To start the sourdough recipe from scratch, I highly recommend the website Simple Sourdough Starter. I have read a lot of instructions and watched quite a few videos and this seems the simplest for me to follow. It looks like a lot of instructions below, but that’s just because I like to break things down into detailed steps to minimize confusion.

You will need 2 cups of starter for the recipe below (1 ½ cups for the recipe and ½ cup to save in a mason jar in your refrigerator for the next time you want to make bread.)

  1. Wash your hands while singing “Happy Birthday” twice. 😉
  2. In a large bowl or KitchenAid mixer with paddle attachment, add 1 ½ cups of starter mix. Put the other ½ cup of starter in the refrigerator, ready to make your next loaves.
  3. Add 2 ¼ cups of lukewarm water (you can’t feel the water on the back of your wrist – not more than 100°).
  4. Add 1.5 tbsp. kosher salt (1 tbsp. + 1 ½ tsp.)
  5. Add 5 ¾ cups of King Arthur Unbleached All-Purpose Flour. Just scoop and level off the flour with a straight edge. Don’t pack it down.
  6. Mix until all ingredients are well mixed, scraping the sides of the bowl. It will be sticky. Resist the urge to add more flour. If you’re mixing by hand in a bowl and it gets too hard to mix, use very wet hands to mix it together at the end.
  7. If using a bowl, loosely cover with plastic wrap. If using a mixer, scrape into a large plastic tub with a snap-on top. Snap 2 of the 4 sides down to let the dough expand.
  8. Let sit for 4-6 hours. It rises more slowly than white bread dough so it takes a bit longer to rise.
  9. You can cut the dough in half and start forming it now (a serrated knife works well) or wait until it’s been chilled. It’s much easier to handle when chilled a few hours and even better chilled overnight.
  10. If you are only making one loaf, put the other half in the refrigerator and make within 7 days.
  11. Dust your clean hands with flour. Add a bit more flour along the top of the dough and pick up half of the dough. Gently stretch the surface of the dough from the top to the bottom and tuck under. Turn the dough a quarter turn and repeat 3 more times. This smooths out the surface of the dough and is called “cloaking” the dough. Don’t knead it. It’s ok that the bottom isn’t smooth. It will smooth out when it is baked.
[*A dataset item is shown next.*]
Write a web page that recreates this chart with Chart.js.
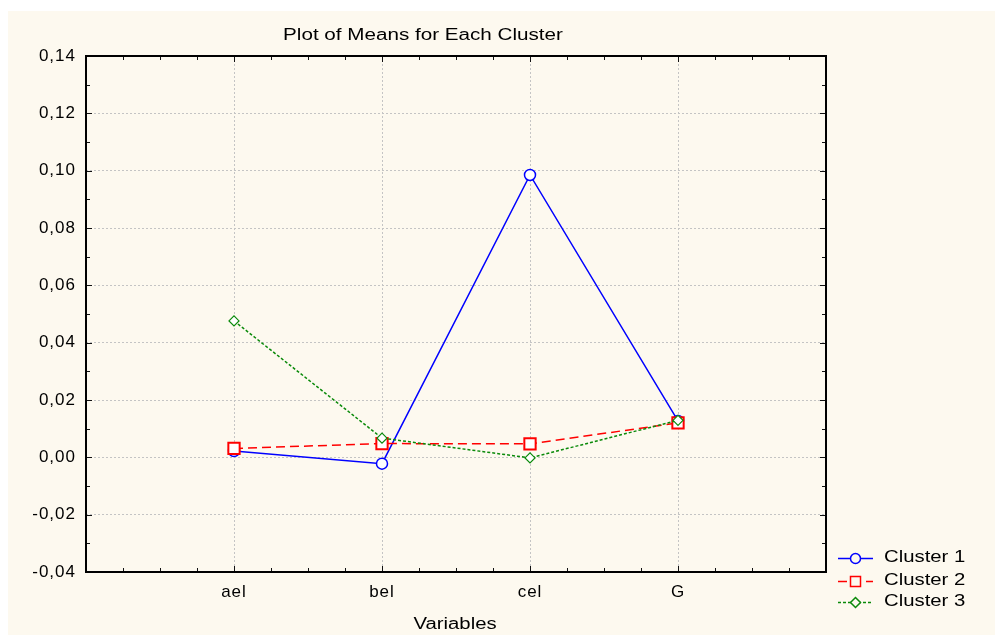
<!doctype html>
<html lang="en">
<head>
    <meta charset="utf-8">
    <title>Plot of Means for Each Cluster</title>
    <style>
        body { margin: 0; background: #fff; }
        #wrap {
            position: absolute;
            left: 8px;
            top: 11px;
            width: 987px;
            height: 624px;
            background: #fdf9ef;
        }
    </style>
</head>
<body>
<div id="wrap">
    <canvas id="myChart" width="987" height="624"></canvas>
</div>

<script src="https://cdn.jsdelivr.net/npm/chart.js"></script>
<script>
    // values
    const categories = ['ael', 'bel', 'cel', 'G'];
    const cluster1 = [0.0022, -0.0022, 0.0985, 0.0127];
    const cluster2 = [0.0031, 0.0048, 0.0047, 0.0120];
    const cluster3 = [0.0476, 0.0067, -0.0002, 0.0129];
    const yTicks = [-0.04, -0.02, 0.00, 0.02, 0.04, 0.06, 0.08, 0.10, 0.12, 0.14];

    const fontFam = '"Liberation Sans", Arial, sans-serif';

    function toPoints(arr) {
        return arr.map((v, i) => ({x: i + 1, y: v}));
    }

    // the original text is a bit wide, so stretch it horizontally
    function wideText(ctx, text, x, y, sx, align) {
        ctx.save();
        ctx.translate(x, y);
        ctx.scale(sx, 1);
        ctx.textAlign = align;
        ctx.fillText(text, 0, 0);
        ctx.restore();
    }

    // frame + inward tick marks like the old stats package draws them
    const framePlugin = {
        id: 'frame',
        beforeDraw(chart) {
            // tick labels get a little spacing too
            chart.ctx.letterSpacing = '1px';
        },
        beforeDatasetsDraw(chart) {
            const ctx = chart.ctx;
            const a = chart.chartArea;
            const xs = chart.scales.x;
            const ys = chart.scales.y;
            ctx.save();
            ctx.strokeStyle = '#111';
            ctx.lineWidth = 1;
            ctx.beginPath();
            // y ticks every 0.01, left and right
            for (let v = -0.04; v <= 0.1401; v += 0.01) {
                const py = Math.round(ys.getPixelForValue(v)) + 0.5;
                const major = Math.round(v * 100) % 2 === 0;
                const len = major ? 6 : 4;
                ctx.moveTo(a.left, py); ctx.lineTo(a.left + len, py);
                ctx.moveTo(a.right, py); ctx.lineTo(a.right - len, py);
            }
            // x ticks every 0.25, top and bottom
            for (let v = 0; v <= 5.001; v += 0.25) {
                const px = Math.round(xs.getPixelForValue(v)) + 0.5;
                const major = Math.abs(v - Math.round(v)) < 0.001;
                const len = major ? 6 : 4;
                ctx.moveTo(px, a.bottom); ctx.lineTo(px, a.bottom - len);
                ctx.moveTo(px, a.top); ctx.lineTo(px, a.top + len);
            }
            ctx.stroke();
            ctx.lineWidth = 2;
            ctx.strokeStyle = '#000';
            ctx.strokeRect(a.left, a.top, a.right - a.left, a.bottom - a.top);
            ctx.restore();
        },
        afterDraw(chart) {
            const ctx = chart.ctx;
            ctx.save();
            ctx.letterSpacing = '0px';
            ctx.fillStyle = '#000';
            ctx.font = '16px ' + fontFam;
            ctx.textBaseline = 'middle';
            wideText(ctx, 'Plot of Means for Each Cluster', 415, 25, 1.29, 'center');
            wideText(ctx, 'Variables', 447, 614, 1.27, 'center');

            // legend with line + marker
            const rows = [547, 570, 591];
            chart.data.datasets.forEach((ds, i) => {
                const y = rows[i] + 0.5;
                ctx.save();
                ctx.strokeStyle = ds.borderColor;
                ctx.lineWidth = 1.5;
                ctx.setLineDash(ds.borderDash || []);
                ctx.beginPath();
                ctx.moveTo(830, y); ctx.lineTo(865, y);
                ctx.stroke();
                ctx.setLineDash([]);
                ctx.fillStyle = '#fdf9ef';
                ctx.beginPath();
                const cx = 847.5;
                if (ds.pointStyle === 'circle') {
                    ctx.arc(cx, y, 5, 0, Math.PI * 2);
                } else if (ds.pointStyle === 'rect') {
                    ctx.rect(cx - 5, y - 5, 10, 10);
                } else {
                    ctx.moveTo(cx - 5, y); ctx.lineTo(cx, y - 5);
                    ctx.lineTo(cx + 5, y); ctx.lineTo(cx, y + 5); ctx.closePath();
                }
                ctx.fill();
                ctx.stroke();
                ctx.restore();
                wideText(ctx, ds.label, 876, rows[i], 1.27, 'left');
            });
            ctx.restore();
        }
    };

    new Chart(document.getElementById('myChart'), {
        type: 'line',
        data: {
            datasets: [{
                label: 'Cluster 1',
                data: toPoints(cluster1),
                borderColor: '#0000ff',
                borderWidth: 1.5,
                pointStyle: 'circle',
                pointRadius: 5.5,
                pointBorderWidth: 1.5,
                pointBackgroundColor: '#fff',
                order: 3
            }, {
                label: 'Cluster 2',
                data: toPoints(cluster2),
                borderColor: '#ff0000',
                borderWidth: 1.5,
                borderDash: [9, 5],
                pointStyle: 'rect',
                pointRadius: 8,
                pointBorderWidth: 2,
                pointBackgroundColor: '#fff',
                order: 2
            }, {
                label: 'Cluster 3',
                data: toPoints(cluster3),
                borderColor: '#0a8a0a',
                borderWidth: 1.5,
                borderDash: [3, 2],
                pointStyle: 'rectRot',
                pointRadius: 5,
                pointBorderWidth: 1.2,
                pointBackgroundColor: '#fff',
                order: 1
            }]
        },
        options: {
            responsive: false,
            animation: false,
            layout: {padding: {top: 45, right: 169, left: 0, bottom: 0}},
            plugins: {legend: {display: false}, tooltip: {enabled: false}, title: {display: false}},
            elements: {line: {tension: 0}},
            scales: {
                x: {
                    type: 'linear',
                    min: 0,
                    max: 5,
                    afterFit: s => { s.height = 63; },
                    afterBuildTicks: s => { s.ticks = [0, 1, 2, 3, 4, 5].map(v => ({value: v})); },
                    ticks: {
                        color: '#000',
                        padding: 10,
                        font: {family: fontFam, size: 17},
                        callback: v => categories[v - 1] || ''
                    },
                    grid: {
                        drawTicks: false,
                        color: c => (c.tick && (c.tick.value === 0 || c.tick.value === 5)) ? 'rgba(0,0,0,0)' : '#c4c4c4',
                        lineWidth: 1
                    },
                    border: {display: false, dash: [2, 2]}
                },
                y: {
                    min: -0.04,
                    max: 0.14,
                    afterFit: s => { s.width = 78; },
                    afterBuildTicks: s => { s.ticks = yTicks.map(v => ({value: v})); },
                    ticks: {
                        color: '#000',
                        padding: 10,
                        font: {family: fontFam, size: 17},
                        callback: v => v.toFixed(2).replace('.', ',')
                    },
                    grid: {
                        drawTicks: false,
                        color: c => (c.tick && (Math.abs(c.tick.value + 0.04) < 1e-6 || Math.abs(c.tick.value - 0.14) < 1e-6)) ? 'rgba(0,0,0,0)' : '#c4c4c4',
                        lineWidth: 1
                    },
                    border: {display: false, dash: [2, 2]}
                }
            }
        },
        plugins: [framePlugin]
    });
</script>
</body>
</html>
To form the bread, here are instructions for a few alternatives: Loaf Pan, Dutch Oven, or a Free-form “Boule”.

Loaf Pan:

  1. Prepare a 1.5 lb. loaf pan by spraying a non-stick spray on all sides. I prefer canola oil spray. Drop the dough into the loaf pan. Let it sit for at least 40 minutes or, even better, until the dough fills the sides of the pan and rises to the top. This makes for an airier loaf. It doesn’t need to be covered.
  2. Half an hour before you’re ready to cook the bread, turn your oven to 450° and place a metal pan on a lower shelf to preheat.
  3. Just before sliding the dough in the oven, sprinkle a bit of flour on the dough and with a sharp knife (I actually use a razor lame now – see supply list) make some ½” slices in the top to give the bread room to expand without randomly cracking. Have fun making your signature slices!
  4. Slide the loaf into the middle of the oven. Pour 1 cup of hot water in the bottom pan for steam and set the timer to 30 minutes.
  5. Take the bread out when the top looks golden brown or the temperature in the middle of the bread is 190°. I highly recommend an instant read thermometer!

Dutch Oven:

  1. Lightly flour a work surface. Use a pastry cloth or clean dish towel to line a round colander. Dust the cloth with flour.
  2. Transfer the dough to the colander, smooth side down. Cover with the towel and let the dough rise for 1-2 hours. It will be airier the longer it rises, and will taste great even with less time.
  3. Thirty minutes before baking, place a cast-iron Dutch oven (lid on) or enameled cast-iron pot with a lid (on) in the oven; preheat to 475 degrees.
  4. Carefully remove the hot pot from the oven.
  5. Flip the dough into the hot pot from the towel. Don’t worry if it spills over a bit or gets misshapen – it’s homemade – it’s okay!
  6. Sprinkle a bit of flour on the top of the dough. With a sharp knife (I actually use a razor lame now – see supply list) make some ½” slices in the top to give the bread room to expand without randomly cracking.
  7. Immediately cover with the hot lid. Bake for 18 minutes, then reduce the heat to 450 degrees. Uncover and bake for 8 to 10 minutes or until the crust is dark brown or the thermometer indicates 205 degrees.

Free-form Boule:

  1. Sprinkle corn meal on a pizza peel and place the “boule” (ball) of dough on it or place the boule on parchment paper on a pizza peel. No need to cover. Let the dough rise for 1-2 hours. It will be airier the longer it rises, and will taste great even with less time.
  2. Half an hour before you’re ready to cook the bread, turn your oven to 450° and place a Pizza stone on an upper shelf and a broiler pan or cookie sheet on a lower shelf to preheat.
  3. Just before sliding the dough in the oven from the pizza peel or parchment paper, sprinkle a bit of flour on the top of the dough and with a sharp knife (I actually use a razor lame now – see supply list) make some ½” slices in the top to give the bread room to expand without randomly cracking. Have fun making your signature slices!
  4. Slide the loaf into the middle of the oven. Pour 1 cup of hot water in the bottom pan for steam and set the timer to 30 minutes. If you’re using parchment paper on the hot stone, remove it after 20 minutes of baking to allow time for the bottom to get “crustier”.
  5. Take the bread out when the top looks golden brown or the temperature in the middle of the bread is 190°. I highly recommend an instant read thermometer!

For any of the shapes, once removing the bread from the oven, flip it onto a cooling rack and flip it back over to cool. Don’t leave it in the pan as the bread will get soft and soggy. Let it cool for ½ hour or so before cutting.